Amundi said it had produced a “sharp improvement” in annual results again, despite an unfavourable environment for asset management.
The firm achieved a 25% increase in accounting net income in 2018, which rose to €855 million.
Net asset management revenues fell slightly (0.7%), but Amundi looks positively on this “almost stable” figure given market conditions, which saw inflows heavily reduce as the year progressed.
Inflows remained high overall, the firm said, at €42 billion – with €36 billion of this channeled into non-money market products.
But most flows were at the beginning of the year (€39.8 billion in the first quarter), falling to €2.6 billon, then €6.1 billion and finally an outflow of €6.5 billion in the final quarter. Amundi described this pattern, with most flows at the start of the year, as “particularly unusual” but consistent with the wider market.

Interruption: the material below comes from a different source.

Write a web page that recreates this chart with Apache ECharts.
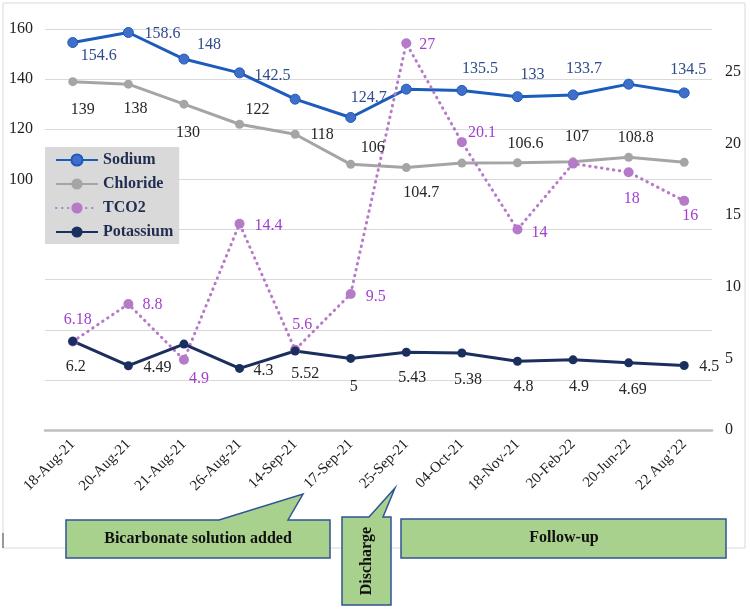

The firm highlighted positive inflows from international retail business, particularly in Asia where the firm has joint ventures, and the €4.3 billion seen in Italy thanks to its partnership with UniCredit, the bank that Amundi bought Pioneer Investments from.
The Pioneer integration is almost complete and is adding €175 million of synergies a year.
Retail contributed most to the inflows – €30.7 billion – compared to institutional, which added €11 billion and includes corporates and sovereigns.
Asset under management ended the year at €1,425 billion – down by about €1 billion on last year, and after a third-quarter peak of €1,475 billion.
Yves Perrier, chief executive, said: “Despite an unfavourable market environment, Amundi’s results increased sharply once again in 2018.”
There were two factors behind this improvement, he said.
“First, business momentum remained strong, despite the market context, and benefited from Amundi’s significant international presence, particularly in Asia.
“Second, the Pioneer integration has been a success, and the acquisition has significantly strengthened Amundi’s business model. The integration was executed quickly and competently, and therefore the total amount of synergies has been increased to €175 million per year.”